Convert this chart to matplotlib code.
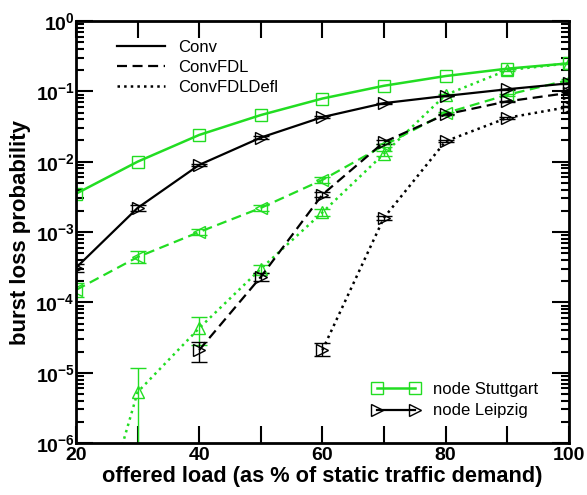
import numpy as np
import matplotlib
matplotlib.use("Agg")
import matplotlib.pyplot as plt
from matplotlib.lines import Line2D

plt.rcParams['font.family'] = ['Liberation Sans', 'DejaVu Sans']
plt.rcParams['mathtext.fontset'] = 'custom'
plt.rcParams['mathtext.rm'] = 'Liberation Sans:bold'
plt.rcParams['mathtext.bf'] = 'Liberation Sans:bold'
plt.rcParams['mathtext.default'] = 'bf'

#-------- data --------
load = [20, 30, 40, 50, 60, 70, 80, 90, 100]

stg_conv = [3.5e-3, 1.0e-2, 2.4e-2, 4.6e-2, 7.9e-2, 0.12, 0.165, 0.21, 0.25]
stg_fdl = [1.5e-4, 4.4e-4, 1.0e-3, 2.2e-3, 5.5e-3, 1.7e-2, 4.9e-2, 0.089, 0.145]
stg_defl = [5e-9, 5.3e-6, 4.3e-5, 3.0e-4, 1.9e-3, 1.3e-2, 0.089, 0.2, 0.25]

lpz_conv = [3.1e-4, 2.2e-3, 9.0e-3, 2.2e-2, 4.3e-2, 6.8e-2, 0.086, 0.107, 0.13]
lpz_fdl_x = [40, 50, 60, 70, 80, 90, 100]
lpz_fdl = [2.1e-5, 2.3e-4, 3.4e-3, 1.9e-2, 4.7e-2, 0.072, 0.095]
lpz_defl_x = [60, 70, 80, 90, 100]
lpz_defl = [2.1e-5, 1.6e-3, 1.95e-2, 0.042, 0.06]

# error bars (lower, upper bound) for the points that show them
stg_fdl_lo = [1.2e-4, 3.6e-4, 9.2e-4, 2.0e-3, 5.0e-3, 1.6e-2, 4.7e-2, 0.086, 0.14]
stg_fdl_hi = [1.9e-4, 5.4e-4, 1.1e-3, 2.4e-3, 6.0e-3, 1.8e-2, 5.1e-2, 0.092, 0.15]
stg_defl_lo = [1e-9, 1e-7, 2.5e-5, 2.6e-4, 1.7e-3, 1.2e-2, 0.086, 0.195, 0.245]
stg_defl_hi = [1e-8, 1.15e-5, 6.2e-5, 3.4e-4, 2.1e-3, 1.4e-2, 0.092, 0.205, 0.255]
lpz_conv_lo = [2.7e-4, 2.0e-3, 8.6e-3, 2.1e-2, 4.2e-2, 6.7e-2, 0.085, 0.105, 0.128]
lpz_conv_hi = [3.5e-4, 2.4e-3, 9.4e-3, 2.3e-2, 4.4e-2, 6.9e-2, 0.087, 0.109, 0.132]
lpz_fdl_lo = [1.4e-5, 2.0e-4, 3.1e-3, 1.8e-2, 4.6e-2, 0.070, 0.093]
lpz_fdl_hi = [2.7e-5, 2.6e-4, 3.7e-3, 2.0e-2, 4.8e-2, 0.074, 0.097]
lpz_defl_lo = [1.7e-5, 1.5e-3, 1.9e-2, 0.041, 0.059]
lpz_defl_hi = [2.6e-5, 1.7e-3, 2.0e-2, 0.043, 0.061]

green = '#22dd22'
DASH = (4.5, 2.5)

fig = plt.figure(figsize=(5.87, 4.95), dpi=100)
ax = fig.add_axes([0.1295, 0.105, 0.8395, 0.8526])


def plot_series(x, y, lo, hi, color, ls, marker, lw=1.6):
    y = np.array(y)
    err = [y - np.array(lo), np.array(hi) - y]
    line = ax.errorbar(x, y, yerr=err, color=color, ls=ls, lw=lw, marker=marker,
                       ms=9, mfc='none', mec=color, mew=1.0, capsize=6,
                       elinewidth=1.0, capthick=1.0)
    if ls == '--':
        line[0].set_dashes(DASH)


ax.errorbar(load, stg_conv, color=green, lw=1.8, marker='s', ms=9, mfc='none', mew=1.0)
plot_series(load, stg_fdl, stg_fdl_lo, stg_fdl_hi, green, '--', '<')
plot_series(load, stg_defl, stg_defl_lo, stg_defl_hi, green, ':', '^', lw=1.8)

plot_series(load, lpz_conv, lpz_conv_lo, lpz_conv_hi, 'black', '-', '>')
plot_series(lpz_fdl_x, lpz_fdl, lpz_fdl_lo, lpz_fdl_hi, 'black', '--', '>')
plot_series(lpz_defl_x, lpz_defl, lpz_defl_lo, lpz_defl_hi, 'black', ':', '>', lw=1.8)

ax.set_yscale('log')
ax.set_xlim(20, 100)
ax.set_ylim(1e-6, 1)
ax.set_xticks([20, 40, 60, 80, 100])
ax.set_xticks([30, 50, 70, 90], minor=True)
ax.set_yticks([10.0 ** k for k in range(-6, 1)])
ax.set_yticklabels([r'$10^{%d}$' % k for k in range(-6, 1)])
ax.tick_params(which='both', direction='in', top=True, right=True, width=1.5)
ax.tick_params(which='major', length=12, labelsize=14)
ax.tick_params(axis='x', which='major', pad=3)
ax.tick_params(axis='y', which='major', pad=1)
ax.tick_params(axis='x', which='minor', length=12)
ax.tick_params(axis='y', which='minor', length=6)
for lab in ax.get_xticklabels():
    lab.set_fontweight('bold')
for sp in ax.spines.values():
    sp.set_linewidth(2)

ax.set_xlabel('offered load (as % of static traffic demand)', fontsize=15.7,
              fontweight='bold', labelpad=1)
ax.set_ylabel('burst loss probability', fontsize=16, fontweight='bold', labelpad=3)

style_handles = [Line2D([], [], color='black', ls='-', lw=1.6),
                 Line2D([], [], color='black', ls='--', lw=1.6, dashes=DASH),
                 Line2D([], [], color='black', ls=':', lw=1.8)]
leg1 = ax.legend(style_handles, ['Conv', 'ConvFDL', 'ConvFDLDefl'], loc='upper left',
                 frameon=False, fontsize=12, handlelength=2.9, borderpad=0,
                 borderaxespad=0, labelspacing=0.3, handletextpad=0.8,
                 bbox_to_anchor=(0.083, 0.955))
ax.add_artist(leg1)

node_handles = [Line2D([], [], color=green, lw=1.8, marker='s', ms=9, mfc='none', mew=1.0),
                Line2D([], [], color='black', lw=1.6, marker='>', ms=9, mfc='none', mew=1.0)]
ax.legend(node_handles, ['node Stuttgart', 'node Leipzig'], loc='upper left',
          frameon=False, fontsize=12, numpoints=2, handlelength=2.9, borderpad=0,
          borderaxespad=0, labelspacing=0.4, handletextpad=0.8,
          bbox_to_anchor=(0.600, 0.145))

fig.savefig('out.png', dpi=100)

········

▸ Instructions to follow
Restate the full listing verbatim and drop every picture.

▸ Exercise result
Convert this chart to matplotlib code.
import numpy as np
import matplotlib
matplotlib.use("Agg")
import matplotlib.pyplot as plt
from matplotlib.lines import Line2D

plt.rcParams['font.family'] = ['Liberation Sans', 'DejaVu Sans']
plt.rcParams['mathtext.fontset'] = 'custom'
plt.rcParams['mathtext.rm'] = 'Liberation Sans:bold'
plt.rcParams['mathtext.bf'] = 'Liberation Sans:bold'
plt.rcParams['mathtext.default'] = 'bf'

#-------- data --------
load = [20, 30, 40, 50, 60, 70, 80, 90, 100]

stg_conv = [3.5e-3, 1.0e-2, 2.4e-2, 4.6e-2, 7.9e-2, 0.12, 0.165, 0.21, 0.25]
stg_fdl = [1.5e-4, 4.4e-4, 1.0e-3, 2.2e-3, 5.5e-3, 1.7e-2, 4.9e-2, 0.089, 0.145]
stg_defl = [5e-9, 5.3e-6, 4.3e-5, 3.0e-4, 1.9e-3, 1.3e-2, 0.089, 0.2, 0.25]

lpz_conv = [3.1e-4, 2.2e-3, 9.0e-3, 2.2e-2, 4.3e-2, 6.8e-2, 0.086, 0.107, 0.13]
lpz_fdl_x = [40, 50, 60, 70, 80, 90, 100]
lpz_fdl = [2.1e-5, 2.3e-4, 3.4e-3, 1.9e-2, 4.7e-2, 0.072, 0.095]
lpz_defl_x = [60, 70, 80, 90, 100]
lpz_defl = [2.1e-5, 1.6e-3, 1.95e-2, 0.042, 0.06]

# error bars (lower, upper bound) for the points that show them
stg_fdl_lo = [1.2e-4, 3.6e-4, 9.2e-4, 2.0e-3, 5.0e-3, 1.6e-2, 4.7e-2, 0.086, 0.14]
stg_fdl_hi = [1.9e-4, 5.4e-4, 1.1e-3, 2.4e-3, 6.0e-3, 1.8e-2, 5.1e-2, 0.092, 0.15]
stg_defl_lo = [1e-9, 1e-7, 2.5e-5, 2.6e-4, 1.7e-3, 1.2e-2, 0.086, 0.195, 0.245]
stg_defl_hi = [1e-8, 1.15e-5, 6.2e-5, 3.4e-4, 2.1e-3, 1.4e-2, 0.092, 0.205, 0.255]
lpz_conv_lo = [2.7e-4, 2.0e-3, 8.6e-3, 2.1e-2, 4.2e-2, 6.7e-2, 0.085, 0.105, 0.128]
lpz_conv_hi = [3.5e-4, 2.4e-3, 9.4e-3, 2.3e-2, 4.4e-2, 6.9e-2, 0.087, 0.109, 0.132]
lpz_fdl_lo = [1.4e-5, 2.0e-4, 3.1e-3, 1.8e-2, 4.6e-2, 0.070, 0.093]
lpz_fdl_hi = [2.7e-5, 2.6e-4, 3.7e-3, 2.0e-2, 4.8e-2, 0.074, 0.097]
lpz_defl_lo = [1.7e-5, 1.5e-3, 1.9e-2, 0.041, 0.059]
lpz_defl_hi = [2.6e-5, 1.7e-3, 2.0e-2, 0.043, 0.061]

green = '#22dd22'
DASH = (4.5, 2.5)

fig = plt.figure(figsize=(5.87, 4.95), dpi=100)
ax = fig.add_axes([0.1295, 0.105, 0.8395, 0.8526])


def plot_series(x, y, lo, hi, color, ls, marker, lw=1.6):
    y = np.array(y)
    err = [y - np.array(lo), np.array(hi) - y]
    line = ax.errorbar(x, y, yerr=err, color=color, ls=ls, lw=lw, marker=marker,
                       ms=9, mfc='none', mec=color, mew=1.0, capsize=6,
                       elinewidth=1.0, capthick=1.0)
    if ls == '--':
        line[0].set_dashes(DASH)


ax.errorbar(load, stg_conv, color=green, lw=1.8, marker='s', ms=9, mfc='none', mew=1.0)
plot_series(load, stg_fdl, stg_fdl_lo, stg_fdl_hi, green, '--', '<')
plot_series(load, stg_defl, stg_defl_lo, stg_defl_hi, green, ':', '^', lw=1.8)

plot_series(load, lpz_conv, lpz_conv_lo, lpz_conv_hi, 'black', '-', '>')
plot_series(lpz_fdl_x, lpz_fdl, lpz_fdl_lo, lpz_fdl_hi, 'black', '--', '>')
plot_series(lpz_defl_x, lpz_defl, lpz_defl_lo, lpz_defl_hi, 'black', ':', '>', lw=1.8)

ax.set_yscale('log')
ax.set_xlim(20, 100)
ax.set_ylim(1e-6, 1)
ax.set_xticks([20, 40, 60, 80, 100])
ax.set_xticks([30, 50, 70, 90], minor=True)
ax.set_yticks([10.0 ** k for k in range(-6, 1)])
ax.set_yticklabels([r'$10^{%d}$' % k for k in range(-6, 1)])
ax.tick_params(which='both', direction='in', top=True, right=True, width=1.5)
ax.tick_params(which='major', length=12, labelsize=14)
ax.tick_params(axis='x', which='major', pad=3)
ax.tick_params(axis='y', which='major', pad=1)
ax.tick_params(axis='x', which='minor', length=12)
ax.tick_params(axis='y', which='minor', length=6)
for lab in ax.get_xticklabels():
    lab.set_fontweight('bold')
for sp in ax.spines.values():
    sp.set_linewidth(2)

ax.set_xlabel('offered load (as % of static traffic demand)', fontsize=15.7,
              fontweight='bold', labelpad=1)
ax.set_ylabel('burst loss probability', fontsize=16, fontweight='bold', labelpad=3)

style_handles = [Line2D([], [], color='black', ls='-', lw=1.6),
                 Line2D([], [], color='black', ls='--', lw=1.6, dashes=DASH),
                 Line2D([], [], color='black', ls=':', lw=1.8)]
leg1 = ax.legend(style_handles, ['Conv', 'ConvFDL', 'ConvFDLDefl'], loc='upper left',
                 frameon=False, fontsize=12, handlelength=2.9, borderpad=0,
                 borderaxespad=0, labelspacing=0.3, handletextpad=0.8,
                 bbox_to_anchor=(0.083, 0.955))
ax.add_artist(leg1)

node_handles = [Line2D([], [], color=green, lw=1.8, marker='s', ms=9, mfc='none', mew=1.0),
                Line2D([], [], color='black', lw=1.6, marker='>', ms=9, mfc='none', mew=1.0)]
ax.legend(node_handles, ['node Stuttgart', 'node Leipzig'], loc='upper left',
          frameon=False, fontsize=12, numpoints=2, handlelength=2.9, borderpad=0,
          borderaxespad=0, labelspacing=0.4, handletextpad=0.8,
          bbox_to_anchor=(0.600, 0.145))

fig.savefig('out.png', dpi=100)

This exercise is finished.